NEW YORK: Oil prices rose nearly 4pc on Friday on signs of progress in U.S.-China trade talks and stronger-than-expected economic data in both countries, including U.S. employment and Chinese manufacturing activity numbers.

Brent crude ended the session up $2.07, or 3.5pc, at $61.69 a barrel, but notched a drop of about 0.4pc for the week.

West Texas Intermediate crude settled $2.02, or 3.7% higher at $56.20 a barrel, but fell about 0.8% in the week.

U.S.-China trade talks are progressing well and the United States aims to sign an initial deal this month, top Trump administration officials said, offering reassurance to global markets after nearly 16 months of tit-for-tat tariffs.

Beijing's state-media Xinhua News Agency said the world's two largest economies had reached "consensus on principles" during a serious and constructive telephone call on Friday between their main trade negotiators.

U.S. and Chinese negotiators had made "enormous progress" toward finalizing a "phase one" agreement, although the deal was not yet 100% complete, White House economic adviser Larry Kudlow told reporters.

"You're going to get a strong reaction from what seems like a deal for now," said John Kilduff, a partner at Again Capital Management in New York.

"This markedly improves the outlook for the global economy - particularly in Asia where it has suffered the most from the fallout from the trade war."

Both benchmarks fell earlier in the week after a hike in U.S. crude inventories, especially at the Cushing, Oklahoma, delivery hub for WTI, and as the trade war weighed on prices, fanning fears that slowing economic growth could dent demand for oil.

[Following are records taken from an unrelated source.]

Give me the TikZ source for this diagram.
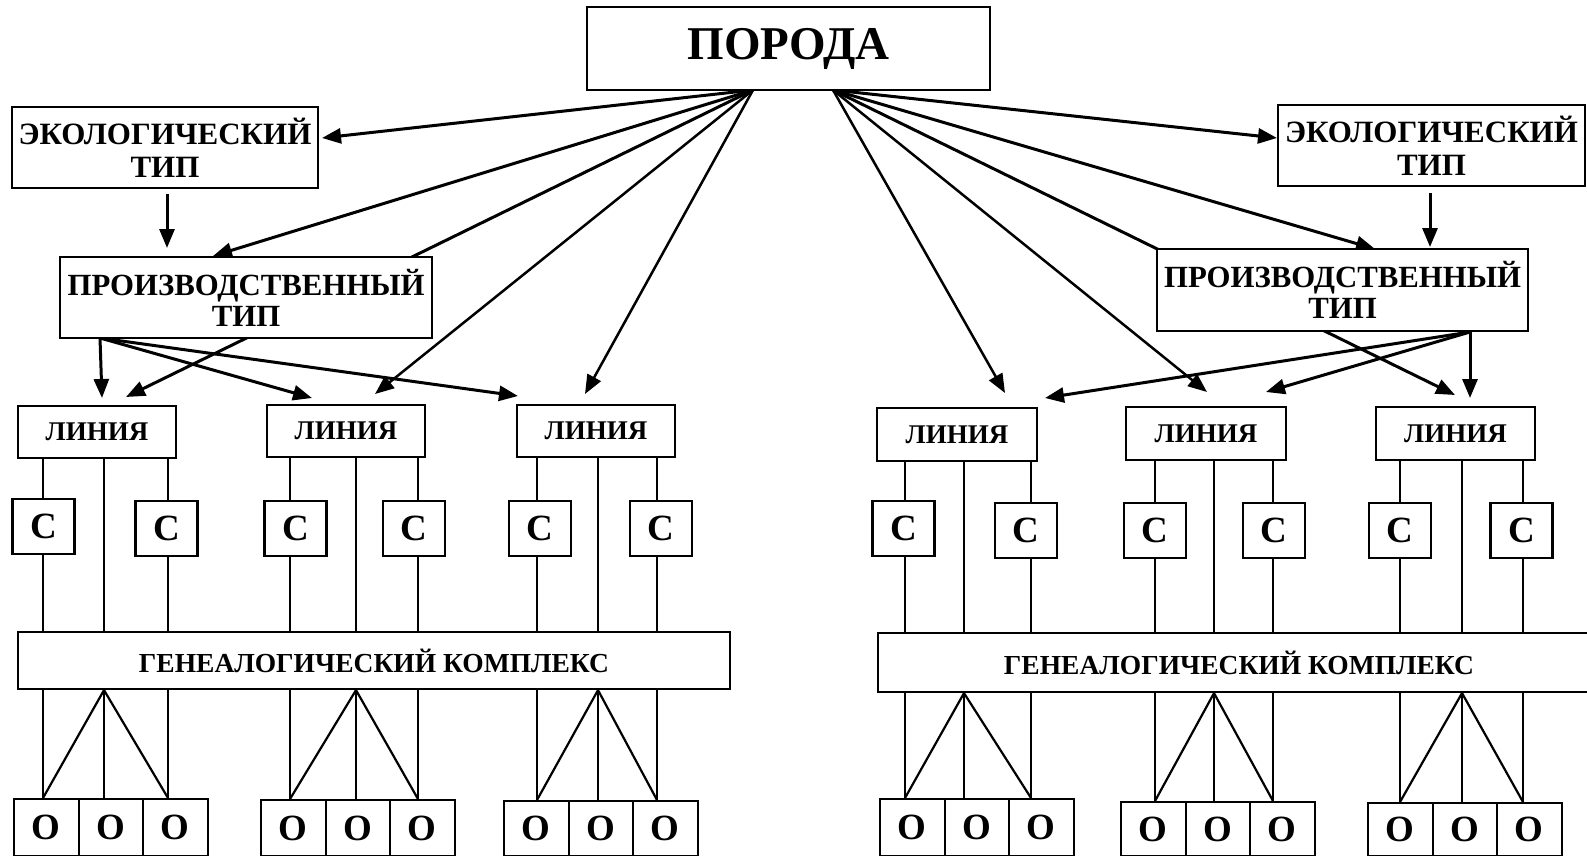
\documentclass[tikz,border=0pt]{standalone}
\usepackage{fontspec}
\setmainfont{Liberation Serif}
\usetikzlibrary{arrows.meta,backgrounds,calc}
\begin{document}
\begin{tikzpicture}[x=1pt,y=-1pt,
  box/.style={draw, line width=2.5pt, fill=white, inner sep=0pt, align=center},
  pbox/.style={box, font={\fontsize{47}{50}\selectfont\bfseries}},
  ebox/.style={box, font={\fontsize{31}{33}\selectfont\bfseries}},
  tbox/.style={box, font={\fontsize{30.8}{31}\selectfont\bfseries}},
  lbox/.style={box, minimum width=158, minimum height=52, font={\fontsize{27}{27}\selectfont\bfseries}},
  cbox/.style={box, line width=2.2pt, minimum width=62, minimum height=55, font={\fontsize{37}{37}\selectfont\bfseries}},
  gbox/.style={box, line width=2.2pt, font={\fontsize{27.5}{27.5}\selectfont\bfseries}},
  ocell/.style={box, line width=2.2pt, minimum width=64.5, font={\fontsize{37}{37}\selectfont\bfseries}},
  thk/.style={line width=3pt, -{Triangle[length=19pt,width=15pt]}},
  thn/.style={line width=2.5pt, -{Triangle[length=19pt,width=15pt]}},
  wire/.style={line width=2.2pt}
]
\useasboundingbox (0,0) rectangle (1587,856);

% main boxes
\node[pbox, minimum width=403, minimum height=83] (por) at (788.5,48.5) {ПОРОДА};
\node[ebox, minimum width=306, minimum height=81] (ecoL) at (165,147.5) {ЭКОЛОГИЧЕСКИЙ\\ТИП};
\node[ebox, minimum width=307, minimum height=81] (ecoR) at (1431.5,145.5) {ЭКОЛОГИЧЕСКИЙ\\ТИП};
\node[tbox, minimum width=372, minimum height=81] (prodL) at (246,297.5) {ПРОИЗВОДСТВЕННЫЙ\\ТИП};
\node[tbox, minimum width=371, minimum height=82] (prodR) at (1342.5,290) {ПРОИЗВОДСТВЕННЫЙ\\ТИП};

% lines (ЛИНИЯ)
\node[lbox] (lin1) at (97,432) {ЛИНИЯ};
\node[lbox] (lin2) at (346,431) {ЛИНИЯ};
\node[lbox] (lin3) at (596,431) {ЛИНИЯ};
\node[lbox, minimum width=160, minimum height=53] (lin4) at (957,434.5) {ЛИНИЯ};
\node[lbox, minimum width=160, minimum height=53] (lin5) at (1206,433.5) {ЛИНИЯ};
\node[lbox, minimum width=159, minimum height=53] (lin6) at (1455.5,433.5) {ЛИНИЯ};

% C boxes
\foreach \g/\xa/\ya/\xb/\yb in {1/43.5/526.5/166.5/528.5, 2/295.5/528.5/414/528.5, 3/540/528.5/661/528.5,
  4/903.5/528.5/1026/530.5, 5/1155/530.5/1274/530.5, 6/1400/530.5/1521.5/530.5} {
  \node[cbox] (ca\g) at (\xa,\ya) {С};
  \node[cbox] (cb\g) at (\xb,\yb) {С};
}

% genealogical complexes
\node[gbox, minimum width=712, minimum height=57] (genL) at (374,660.5) {ГЕНЕАЛОГИЧЕСКИЙ КОМПЛЕКС};
\node[gbox, minimum width=722, minimum height=59] (genR) at (1239,662.5) {ГЕНЕАЛОГИЧЕСКИЙ КОМПЛЕКС};

% O cells
\foreach \g/\sx/\ty in {1/13/798, 2/260/799, 3/503/800, 4/879/798, 5/1120/801, 6/1367/802} {
  \foreach \i in {0,1,2} {
    \pgfmathsetmacro{\hh}{855-\ty}
    \node[ocell, minimum height=\hh, anchor=north west] (o\g\i) at ({\sx+64.5*\i},\ty) {О};
  }
}

% anchor points
\coordinate (pL) at (753,90);
\coordinate (pR) at (833,90);
\coordinate (sPL) at (100,338);
\coordinate (sPR) at (1470,332);
\coordinate (tEL) at (322,138);
\coordinate (tPL) at (213,256);
\coordinate (tL1a) at (126,397);
\coordinate (tL2a) at (375,394);
\coordinate (tL3a) at (585,394);
\coordinate (tL1b) at (102,398);
\coordinate (tL2b) at (312,398);
\coordinate (tL3b) at (518,396);
\coordinate (tER) at (1277,138);
\coordinate (tPR) at (1375,249);
\coordinate (tL6a) at (1455,395);
\coordinate (tL5a) at (1207,392);
\coordinate (tL4a) at (1005,393);
\coordinate (tL6b) at (1470,398);
\coordinate (tL5b) at (1266,392);
\coordinate (tL4b) at (1045,398);

\begin{pgfonlayer}{background}
  % from ПОРОДА, left
  \draw[thk] (pL) -- (tEL);
  \draw[thk] (pL) -- (tPL);
  \draw[thk] (pL) -- (tL1a);
  \draw[thn] (pL) -- (tL2a);
  \draw[thn] (pL) -- (tL3a);
  % from ПОРОДА, right
  \draw[thk] (pR) -- (tER);
  \draw[thk] (pR) -- (tPR);
  \draw[thk] (pR) -- (tL6a);
  \draw[thn] (pR) -- (tL5a);
  \draw[thn] (pR) -- (tL4a);
  % ecological -> productive
  \draw[thk] (167,0 |- ecoL.south) ++(0,5) -- (167,248);
  \draw[thk] (1430,0 |- ecoR.south) ++(0,6) -- (1430,247);
  % productive -> lines
  \draw[thk] (sPL) -- (tL1b);
  \draw[thk] (sPL) -- (tL2b);
  \draw[thk] (sPL) -- (tL3b);
  \draw[thk] (sPR) -- (tL6b);
  \draw[thk] (sPR) -- (tL5b);
  \draw[thk] (sPR) -- (tL4b);
  % wires
  \foreach \g/\a/\b/\c/\s in {1/43/104/168/L, 2/290/356/418/L, 3/537/598/657/L,
     4/905/964/1031/R, 5/1155/1214/1273/R, 6/1400/1462/1523/R} {
    \draw[wire] (\a,0 |- lin\g.south) -- (\a,0 |- ca\g.north);
    \draw[wire] (\a,0 |- ca\g.south) -- (\a,0 |- gen\s.north);
    \draw[wire] (\b,0 |- lin\g.south) -- (\b,0 |- gen\s.north);
    \draw[wire] (\c,0 |- lin\g.south) -- (\c,0 |- cb\g.north);
    \draw[wire] (\c,0 |- cb\g.south) -- (\c,0 |- gen\s.north);
    \draw[wire] (\a,0 |- gen\s.south) -- (\a,0 |- o\g0.north);
    \draw[wire] (\b,0 |- gen\s.south) -- (\b,0 |- o\g1.north);
    \draw[wire] (\c,0 |- gen\s.south) -- (\c,0 |- o\g2.north);
    \draw[wire] (\a,0 |- o\g0.north) -- (\b,0 |- gen\s.south) -- (\c,0 |- o\g2.north);
  }
\end{pgfonlayer}
\end{tikzpicture}
\end{document}
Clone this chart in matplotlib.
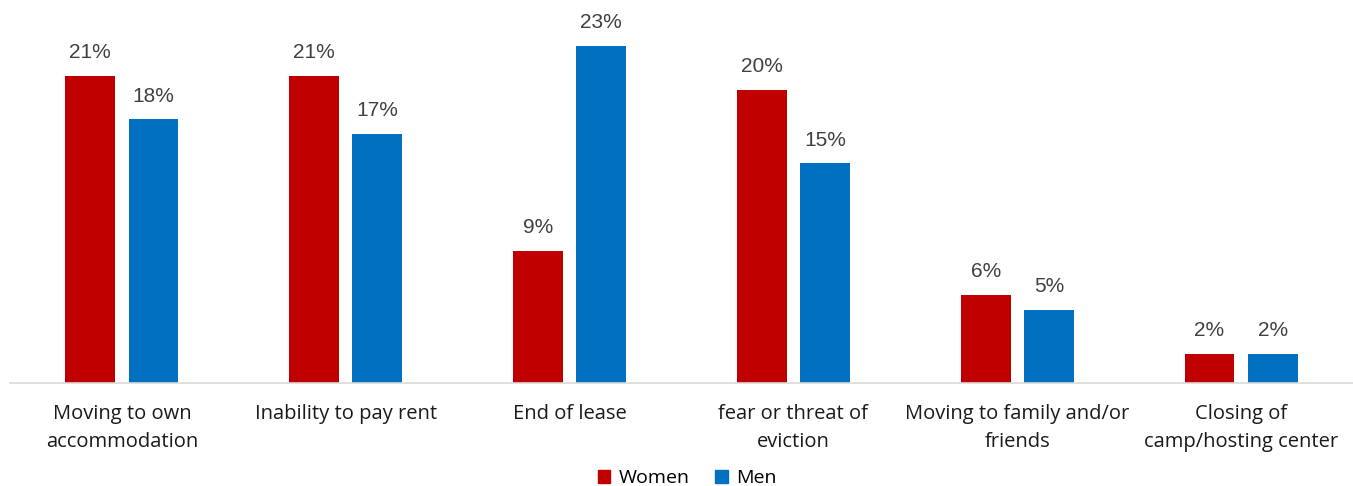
import matplotlib.pyplot as plt
import numpy as np
from matplotlib.patches import Patch

categories = [
    'Moving to own\naccommodation',
    'Inability to pay rent',
    'End of lease',
    'fear or threat of\neviction',
    'Moving to family and/or\nfriends',
    'Closing of\ncamp/hosting center',
]
women = [21, 21, 9, 20, 6, 2]
men = [18, 17, 23, 15, 5, 2]

RED = '#C00000'
BLUE = '#0070C0'

fig = plt.figure(figsize=(13.53, 4.86), dpi=100)
ax = fig.add_axes([10 / 1353, 103 / 486, 1343 / 1353, 366 / 486])

x = np.arange(len(categories))
width = 0.223
offset = 0.141

bars_w = ax.bar(x - offset, women, width, color=RED, label='Women')
bars_m = ax.bar(x + offset, men, width, color=BLUE, label='Men')

for bars in (bars_w, bars_m):
    for b in bars:
        ax.annotate(f'{b.get_height():.0f}%',
                    (b.get_x() + b.get_width() / 2, b.get_height()),
                    xytext=(0, 10), textcoords='offset points',
                    ha='center', va='bottom', fontsize=15,
                    color='#404040', family='Liberation Sans',
                    annotation_clip=False)

ax.set_xlim(-0.5, len(categories) - 0.5)
ax.set_ylim(0, 25)
ax.set_xticks(x)
ax.set_xticklabels(categories, fontsize=14.5, family='Open Sans',
                   color='#1a1a1a', linespacing=1.55)
ax.tick_params(axis='x', length=0, pad=15)
ax.set_yticks([])

for side in ('top', 'right', 'left'):
    ax.spines[side].set_visible(False)
ax.spines['bottom'].set_color('#D9D9D9')
ax.spines['bottom'].set_linewidth(1.2)

handles = [Patch(color=RED, label='Women'), Patch(color=BLUE, label='Men')]
fig.legend(handles=handles, loc='center', bbox_to_anchor=(0.508, 8 / 486),
           ncol=2, frameon=False,
           prop={'family': 'Open Sans', 'size': 14},
           handlelength=0.65, handleheight=0.65, handletextpad=0.45,
           columnspacing=1.3)

fig.savefig('out.png', dpi=100)
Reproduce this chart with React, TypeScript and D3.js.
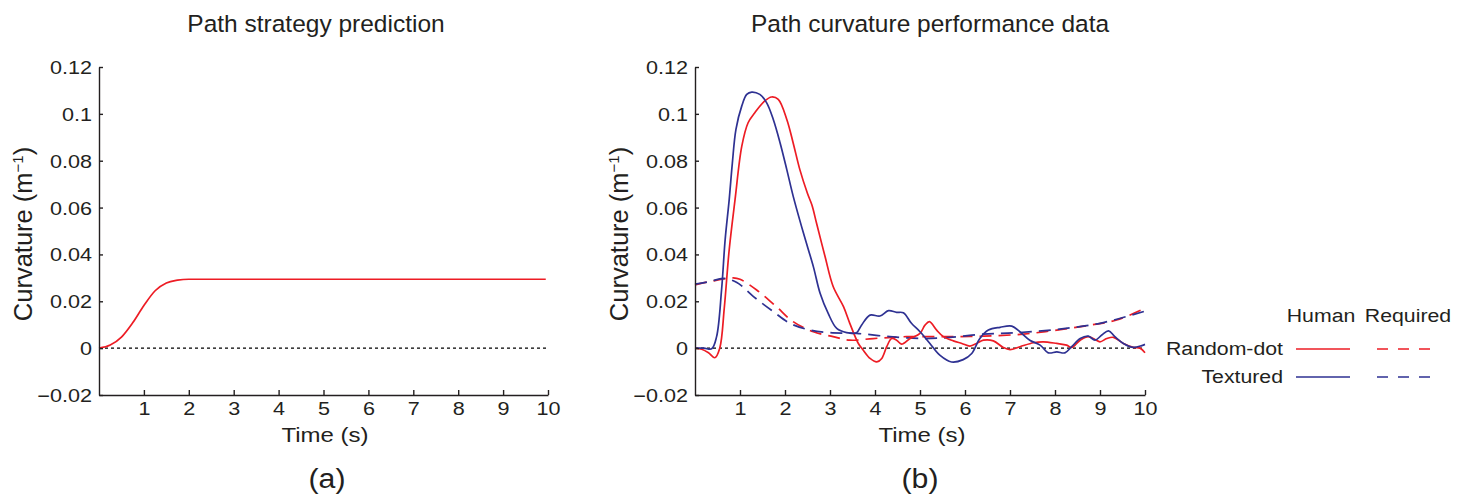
import React, { useEffect, useRef } from "react";
import * as d3 from "d3";

// tick values
const xTicks = [1, 2, 3, 4, 5, 6, 7, 8, 9, 10];
const yTicks = [-0.02, 0, 0.02, 0.04, 0.06, 0.08, 0.1, 0.12];
const yTickLabels = ["\u22120.02", "0", "0.02", "0.04", "0.06", "0.08", "0.1", "0.12"];

// (a) predicted path curvature
const predTime = [0, 0.25, 0.5, 0.75, 1.0, 1.25, 1.5, 1.75, 2.0, 2.5, 9.95];
const predCurv = [0, 0.0013, 0.0047, 0.0108, 0.0182, 0.0245, 0.0278, 0.029, 0.0294, 0.0294, 0.0294];

// (b) random-dot, human
const dotHumanTime = [0, 0.15, 0.3, 0.44, 0.55, 0.65, 0.76, 0.89, 1.04, 1.18, 1.33, 1.55, 1.7, 1.85, 2.04, 2.18, 2.33, 2.5, 2.6, 2.7, 2.89, 3.07, 3.3, 3.44, 3.63, 3.74, 3.89, 4.04, 4.15, 4.26, 4.37, 4.48, 4.59, 4.78, 5.0, 5.11, 5.21, 5.37, 5.52, 5.74, 5.93, 6.11, 6.26, 6.41, 6.63, 6.85, 7.0, 7.22, 7.52, 7.74, 8.04, 8.26, 8.37, 8.56, 8.74, 8.89, 9.0, 9.15, 9.3, 9.52, 9.74, 9.89, 10];
const dotHumanCurv = [0, -0.0005, -0.002, -0.0041, 0.0, 0.017, 0.042, 0.0634, 0.0862, 0.0962, 0.1005, 0.1055, 0.1072, 0.1062, 0.0976, 0.0877, 0.0762, 0.066, 0.061, 0.0534, 0.0391, 0.0263, 0.0177, 0.0106, 0.002, -0.0009, -0.0044, -0.0059, -0.0044, 0.0006, 0.0041, 0.0034, 0.0017, 0.0041, 0.0063, 0.0098, 0.0113, 0.0077, 0.0049, 0.0031, 0.002, 0.0009, 0.002, 0.0034, 0.0031, 0.0003, -0.0006, 0.0006, 0.0023, 0.0027, 0.002, 0.0013, 0.0003, 0.0034, 0.0049, 0.0037, 0.0027, 0.0041, 0.0046, 0.002, 0.0003, 0, -0.002];

// (b) textured, human
const texHumanTime = [0, 0.2, 0.37, 0.48, 0.59, 0.67, 0.76, 0.83, 0.91, 1.04, 1.15, 1.26, 1.44, 1.59, 1.74, 1.89, 2.04, 2.18, 2.41, 2.63, 2.78, 2.96, 3.15, 3.37, 3.59, 3.7, 3.89, 4.11, 4.3, 4.48, 4.63, 4.81, 5.0, 5.22, 5.44, 5.7, 5.96, 6.15, 6.33, 6.52, 6.78, 7.04, 7.22, 7.44, 7.67, 7.85, 8.04, 8.22, 8.37, 8.56, 8.74, 8.89, 9.04, 9.19, 9.33, 9.52, 9.74, 9.93, 10];
const texHumanCurv = [0, 0, -0.0003, 0.0049, 0.0248, 0.0463, 0.0634, 0.079, 0.0934, 0.1034, 0.1083, 0.1093, 0.1083, 0.1048, 0.0976, 0.0877, 0.0762, 0.065, 0.0491, 0.0348, 0.0234, 0.0148, 0.0084, 0.0066, 0.0066, 0.0098, 0.0141, 0.0137, 0.016, 0.0153, 0.0151, 0.0106, 0.007, 0.002, -0.003, -0.0059, -0.0049, -0.0023, 0.0041, 0.0077, 0.0089, 0.0094, 0.007, 0.0034, 0.0013, -0.002, -0.0016, -0.002, 0.0006, 0.0041, 0.0051, 0.0034, 0.0056, 0.0074, 0.0049, 0.002, 0.0003, 0.0011, 0.0016];

// (b) random-dot, required
const dotReqTime = [0, 0.4, 0.85, 1.0, 1.37, 1.81, 2.18, 2.63, 3.07, 3.44, 3.96, 4.7, 5.52, 6.41, 7.3, 8.04, 8.78, 9.37, 10];
const dotReqCurv = [0.027, 0.0287, 0.03, 0.0294, 0.0248, 0.0177, 0.0113, 0.007, 0.0049, 0.0034, 0.0041, 0.0049, 0.0049, 0.0051, 0.006, 0.0077, 0.0098, 0.012, 0.017];

// (b) textured, required
const texReqTime = [0, 0.33, 0.63, 0.93, 1.3, 1.74, 2.11, 2.56, 3.0, 3.59, 4.33, 5.07, 5.67, 6.41, 7.15, 8.04, 9.0, 10];
const texReqCurv = [0.0273, 0.0284, 0.0298, 0.028, 0.022, 0.0156, 0.0106, 0.0077, 0.0066, 0.0063, 0.0049, 0.0041, 0.0046, 0.006, 0.0066, 0.008, 0.0106, 0.0158];

const FONT = '"Liberation Sans", Arial, Helvetica, sans-serif';
const RED = "#ed1c24";
const BLUE = "#2e3192";
const INK = "#231f20";

const zip = (t: number[], k: number[]) => t.map((v, i) => [v, k[i]] as [number, number]);

export default function App() {
  const svgRef = useRef<SVGSVGElement>(null);

  useEffect(() => {
    const svg = d3.select(svgRef.current);
    svg.selectAll("*").remove();

    const y = d3.scaleLinear().domain([-0.02, 0.12]).range([395, 67]);

    const text = (sel: any, txt: string, x: number, yy: number, size: number, anchor: string, sx = 1) =>
      sel
        .append("text")
        .attr("transform", `translate(${x},${yy}) scale(${sx},1)`)
        .attr("text-anchor", anchor)
        .attr("font-family", FONT)
        .attr("font-size", size)
        .attr("fill", INK)
        .text(txt);

    const panels = [
      { left: 99, right: 548, title: "Path strategy prediction", titleX: 316, tag: "(a)", tagX: 327, timeX: 325 },
      { left: 695, right: 1145, title: "Path curvature performance data", titleX: 930, tag: "(b)", tagX: 920, timeX: 922 },
    ];

    panels.forEach((p, i) => {
      const x = d3.scaleLinear().domain([0, 10]).range([p.left, p.right]);
      const g = svg.append("g");
      const line = d3
        .line<[number, number]>()
        .x((d) => x(d[0]))
        .y((d) => y(d[1]))
        .curve(i === 0 ? d3.curveMonotoneX : d3.curveCatmullRom.alpha(0.5));

      //dotted zero line
      g.append("line")
        .attr("x1", x(0))
        .attr("x2", x(10))
        .attr("y1", y(0))
        .attr("y2", y(0))
        .attr("stroke", "#000")
        .attr("stroke-width", 1.3)
        .attr("stroke-dasharray", "3,3");

      const series =
        i === 0
          ? [{ d: zip(predTime, predCurv), c: RED, dash: null }]
          : [
              { d: zip(dotReqTime, dotReqCurv), c: RED, dash: "12,7" },
              { d: zip(texReqTime, texReqCurv), c: BLUE, dash: "12,7" },
              { d: zip(dotHumanTime, dotHumanCurv), c: RED, dash: null },
              { d: zip(texHumanTime, texHumanCurv), c: BLUE, dash: null },
            ];
      series.forEach((s) => {
        g.append("path")
          .attr("d", line(s.d))
          .attr("fill", "none")
          .attr("stroke", s.c)
          .attr("stroke-width", 1.7)
          .attr("stroke-dasharray", s.dash);
      });

      //axes
      const ay = g
        .append("g")
        .attr("transform", `translate(${p.left},0)`)
        .call(
          d3
            .axisLeft(y)
            .tickValues(yTicks)
            .tickSizeInner(-4)
            .tickSizeOuter(0)
            .tickFormat((_d, j) => yTickLabels[j])
        );
      ay.selectAll("text")
        .attr("x", 0)
        .attr("dy", "0.36em")
        .attr("transform", "translate(-7,0) scale(1.2,1)");

      const ax = g
        .append("g")
        .attr("transform", `translate(0,${y(-0.02)})`)
        .call(d3.axisBottom(x).tickValues(xTicks).tickSizeInner(-5).tickSizeOuter(0));
      ax.selectAll("text").attr("y", 0).attr("dy", null).attr("transform", "translate(0,20) scale(1.2,1)");

      [ay, ax].forEach((a) => {
        a.attr("font-family", FONT).attr("font-size", 18).attr("color", INK);
        a.selectAll("path,line").attr("stroke-width", 1.4);
        a.selectAll("text").attr("fill", INK);
      });

      //labels
      text(svg, p.title, p.titleX, 32, 24.5, "middle");
      text(svg, "Time (s)", p.timeX, 442, 20, "middle", 1.2);
      text(svg, p.tag, p.tagX, 488, 27.5, "middle", 1.1);

      const yl = svg
        .append("text")
        .attr("transform", `translate(${p.left - 67},234) rotate(-90)`)
        .attr("text-anchor", "middle")
        .attr("font-family", FONT)
        .attr("font-size", 25.5)
        .attr("fill", INK);
      yl.append("tspan").text("Curvature (m");
      yl.append("tspan").attr("dy", -9).attr("font-size", 15).text("\u22121");
      yl.append("tspan").attr("dy", 9).text(")");
    });

    //legend
    text(svg, "Human", 1321, 322, 19, "middle", 1.12);
    text(svg, "Required", 1408, 322, 19, "middle", 1.12);
    const rows = [
      { name: "Random-dot", c: RED, y: 349 },
      { name: "Textured", c: BLUE, y: 377 },
    ];
    rows.forEach((r) => {
      text(svg, r.name, 1283, r.y + 6, 19, "end", 1.12);
      svg.append("line").attr("x1", 1296).attr("x2", 1350).attr("y1", r.y).attr("y2", r.y).attr("stroke", r.c).attr("stroke-width", 1.7);
      svg
        .append("line")
        .attr("x1", 1377)
        .attr("x2", 1430)
        .attr("y1", r.y)
        .attr("y2", r.y)
        .attr("stroke", r.c)
        .attr("stroke-width", 1.7)
        .attr("stroke-dasharray", "11,10");
    });
  }, []);

  return (
    <svg
      ref={svgRef}
      width={1466}
      height={500}
      style={{ position: "absolute", left: 0, top: 0, background: "#fff" }}
    ></svg>
  );
}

"The market has been driven lower this week on fears of slowing demand growth because of uncertainty regarding U.S.-China trade relations and a sizeable expected build in crude stocks," said Gene McGillian, vice president of market research at Tradition Energy in Stamford, Connecticut.

"I think today's action is a reversal of that, and you're probably also seeing some weekend covering."

U.S. crude prices also received some support after a leak in North Dakota forced TC Energy Corp to shut its 590,000-barrel-per-day (bpd) Keystone pipeline that brings Canadian crude from northern Alberta to refineries in the U.S. Midwest.

The pipeline also flows to Cushing, where the outage is expected to drain inventories.

Prices were also supported on Friday by expansion in China's factory activity at the fastest pace since 2017, raising optimism over the health of its economy. U.S. jobs growth also slowed less than expected in October.

"With the positive jobs report and the Fed recently lowering interest rates, I think it definitely eases some concerns around U.S. economic growth," McGillian said. "Worries about economic growth are largely in Europe and Asia."

A Reuters survey, however, showed that oil prices were expected to remain under pressure this year and next. The poll of 51 economists and analysts forecast Brent crude would average $64.16 a barrel in 2019 and $62.38 next year.

Another Reuters survey found output from the Organization of the Petroleum Exporting Countries recovered in October from an eight-year low, with a rapid recovery in Saudi production from attacks on its oil infrastructure in September offsetting losses in Ecuador and voluntary curbs under an international supply pact.

On Wednesday, government data showed that U.S. crude inventories rose by 5.7 million barrels last week, dwarfing expectations for an increase of just 494,000 barrels.

U.S. crude production soared nearly 600,000 barrels per day in August to a record 12.4 million, buoyed by a 30% increase in Gulf of Mexico output, government data released on Thursday showed.

Prices were also supported after U.S. energy firms this week reduced the number of oil rigs operating for a second week in a row as independent producers cut spending as record crude production weighs on the outlook for energy prices.